Monro Muffler/Brake Executive Insights: Price Strategy, Competition

On Thursday, Monro Muffler/Brake, Inc. (NASDAQ:MNRO) reported its fourth quarter earnings and discussed the following topics in its earnings conference call. Take a look.

Price Strategy

Bret Jordan – BB&T Capital Markets: A couple of quick questions and I guess one of them as you look at the first quarter today you talked about a minus seven comp in the seven weeks. Can you give us some color on the cadence of that was that a trend that’s improving from something worse than that or is it generally flat in April to May?

Robert G. Gross – Chairman and CEO: We’re fairly consistent. May started out worse than April, but they are all our long term investors the last four days have been a lot better.

Bret Jordan – BB&T Capital Markets: I guess if you look at price year-over-year you typically took price in April and September although it looked like you took a couple of price increases you said January and March this year. What’s the price strategy, did you take price again in April on service and what was the impact of price versus traffic on that comp?

John W. Van Heel – President & Secretary: Bret, this is John. We did take price on tires and service in March at about that 2% that we typically take it. So, we are obviously this year, price was more influential than traffic. Our traffic was down slightly through the year.

Bret Jordan – BB&T Capital Markets: I guess, if we look at the fourth quarter, the 2% tire comp, what was the unit comp I guess, because it seems like a lot of that positive was in prices opposed to the units. You look feeling for the unit transactions?

John W. Van Heel – President & Secretary: Yeah, units were down mid to high-single digits.

Bret Jordan – BB&T Capital Markets: I guess as you look at your guide on the comp this year, the zero to three, is that assuming a price increase coming in the September cycle as well?

John W. Van Heel – President & Secretary: Yes, absolutely.

Competition

Scott Stember – Sidoti & Company: Just talking to sales so far in the first seven weeks. Could you maybe talk about the individual higher ticket items such as brakes and tires, is there one that’s leading the path down or are they pretty much all down in that 7% range?

Robert G. Gross – Chairman and CEO: Yeah, it consistently sucks. The last four days, Scott are a lot better.

Scott Stember – Sidoti & Company: Could you talk about the competition, particularly on tires about what you’re seeing fourth quarter into the first quarter, have you seen any heightened competition and when you mentioned your comments about raising prices in December, was that for tires as well?

John W. Van Heel – President & Secretary: Yeah, in terms of competition the tire manufacturers have said that their units year-to-date which is calendar year-to-date are down mid-to-high single digits so we are basically in line with that.
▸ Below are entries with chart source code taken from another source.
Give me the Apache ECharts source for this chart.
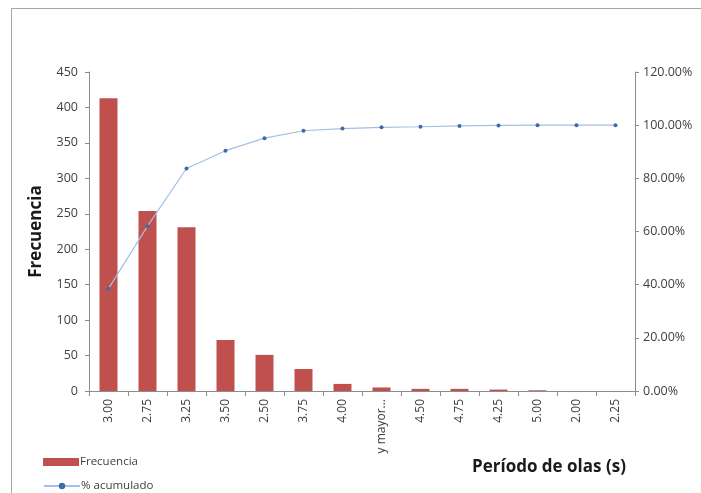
<!DOCTYPE html>
<html><head><meta charset="utf-8">
<script src="https://cdn.jsdelivr.net/npm/echarts@6/dist/echarts.min.js"></script>
<style>html,body{margin:0;padding:0;background:#fff}#c{width:701px;height:493px}</style>
</head><body><div id="c"></div>
<script>
const categories = ['3.00','2.75','3.25','3.50','2.50','3.75','4.00','y mayor...','4.50','4.75','4.25','5.00','2.00','2.25'];
const frecuencia = [413, 254, 231, 72, 51, 31, 10, 5, 3, 3, 2, 1, 0, 0];
const acumulado = [38.5, 62.0, 83.7, 90.4, 95.1, 97.9, 98.7, 99.2, 99.4, 99.7, 99.9, 100, 100, 100];
const leftTicks = {min: 0, max: 450, interval: 50};
const rightTicks = {min: 0, max: 120, interval: 20};

const chart = echarts.init(document.getElementById('c'));
const font = 'Open Sans, Liberation Sans, sans-serif';
const axisLine = {show: true, lineStyle: {color: '#8c8c8c', width: 1}};
const legendText = {fontFamily: font, fontSize: 11.5, color: '#404040', padding: [0, 0, 0, -4]};
chart.setOption({
  backgroundColor: '#fff',
  animation: false,
  textStyle: {fontFamily: font},
  graphic: [{type: 'rect', shape: {x: 11.5, y: 8.5, width: 720, height: 520}, style: {fill: 'none', stroke: '#a6a6a6', lineWidth: 1}, silent: true}],
  title: {text: 'Período de olas (s)', left: 467, top: 454, textStyle: {fontFamily: font, fontSize: 17, fontWeight: 'bold', color: '#1a1a1a'}},
  legend: [{
    left: 38, top: 451, itemWidth: 36, itemHeight: 8, textStyle: legendText,
    data: [{name: 'Frecuencia', icon: 'rect'}]
  }, {
    left: 38, top: 475, itemWidth: 36, itemHeight: 8, textStyle: legendText,
    data: [{name: '% acumulado'}]
  }],
  grid: {left: 89, right: 66, top: 72, bottom: 102},
  xAxis: {
    type: 'category', data: categories,
    axisLine: axisLine,
    axisTick: {show: true, length: 5, lineStyle: {color: '#8c8c8c'}},
    axisLabel: {rotate: 90, fontSize: 12, color: '#404040', margin: 8, interval: 0, fontFamily: font}
  },
  yAxis: [{
    type: 'value', min: leftTicks.min, max: leftTicks.max, interval: leftTicks.interval,
    name: 'Frecuencia', nameLocation: 'middle', nameGap: 44,
    nameTextStyle: {fontFamily: font, fontSize: 17, fontWeight: 'bold', color: '#1a1a1a'},
    axisLine: axisLine, axisTick: {show: true, length: 4, lineStyle: {color: '#8c8c8c'}},
    splitLine: {show: false},
    axisLabel: {fontSize: 12.5, color: '#404040', margin: 11, fontFamily: font}
  }, {
    type: 'value', min: rightTicks.min, max: rightTicks.max, interval: rightTicks.interval,
    position: 'right',
    axisLine: axisLine, axisTick: {show: true, length: 4, lineStyle: {color: '#8c8c8c'}},
    splitLine: {show: false},
    axisLabel: {fontSize: 12.5, color: '#404040', margin: 8, fontFamily: font, formatter: v => v.toFixed(2) + '%'}
  }],
  series: [{
    name: 'Frecuencia', type: 'bar', data: frecuencia, barWidth: 18,
    itemStyle: {color: '#C0504D'}
  }, {
    name: '% acumulado', type: 'line', yAxisIndex: 1, data: acumulado,
    symbol: 'circle', symbolSize: 4,
    lineStyle: {color: '#a3c0e3', width: 1.2},
    itemStyle: {color: '#3d6aa8'}
  }]
});
</script></body></html>
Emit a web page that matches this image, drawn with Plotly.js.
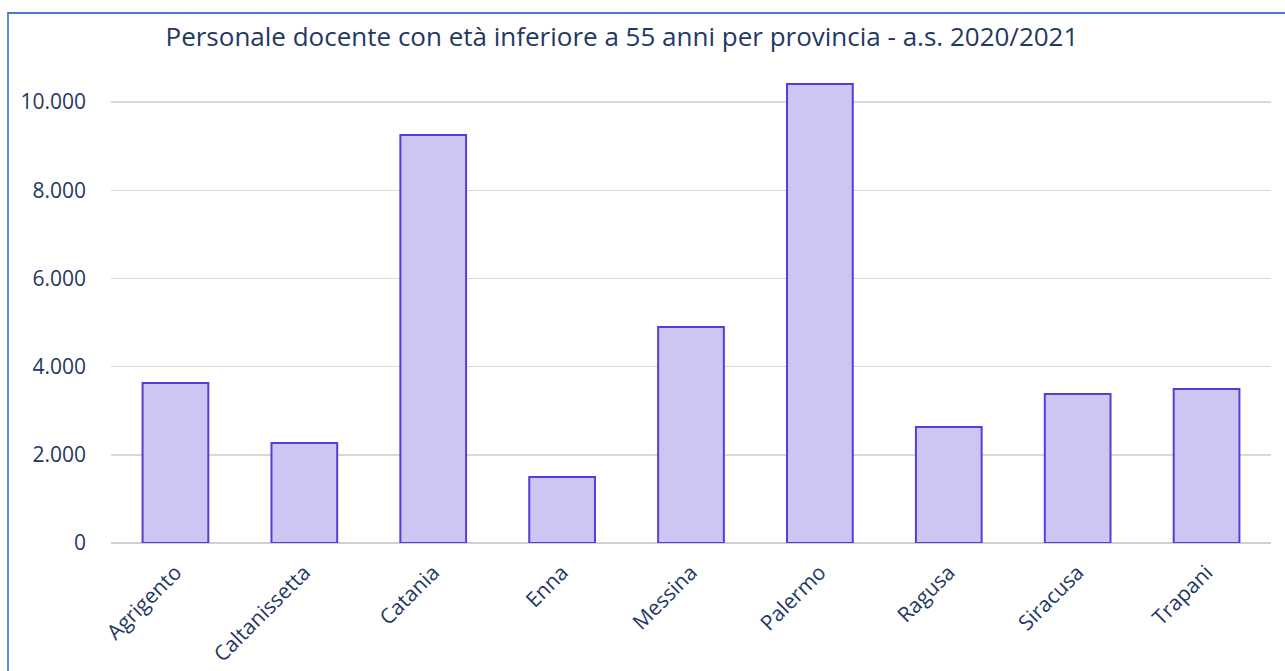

All the guys that we are looking to buy are experiencing very similar sales trend to what we are. So, we don’t see that we are losing share, we just think it is kind of (shitty) everywhere. In terms of September and the price increases, we look for whatever opportunities we have to increase the tire prices because the cost continues to rise so we would absolutely look at what we can do in September on service and tires.

Scott Stember – Sidoti & Company: So, (one must) look at the lower end of your guidance would that probably assume that you would have some trouble putting through prices on tires?

Robert G. Gross – Chairman and CEO: I am sorry, say that again, Scott?

Scott Stember – Sidoti & Company: If we were looking at the lower end of your guidance would that assume that you would have trouble putting through prices?

Robert G. Gross – Chairman and CEO: No. Don’t look at the lower end you are going to make me cry. No, I would think that either, late this year our tire sales were certainly the unit decline was compensated by collecting more for every tire and I would expect that to continue going forward. I think there is more risk in the near term on traffic and people continuing to defer.

Scott Stember – Sidoti & Company: Just last question with oil prices going up and being a headwind for you guys, could you maybe just frame out the number of oil changes that you do per year, so we can just get an idea of what’s traffic been?

Robert G. Gross – Chairman and CEO: About 2.5 million and approaching 4.5 million overall vehicles a year, 2.5 million oil changes.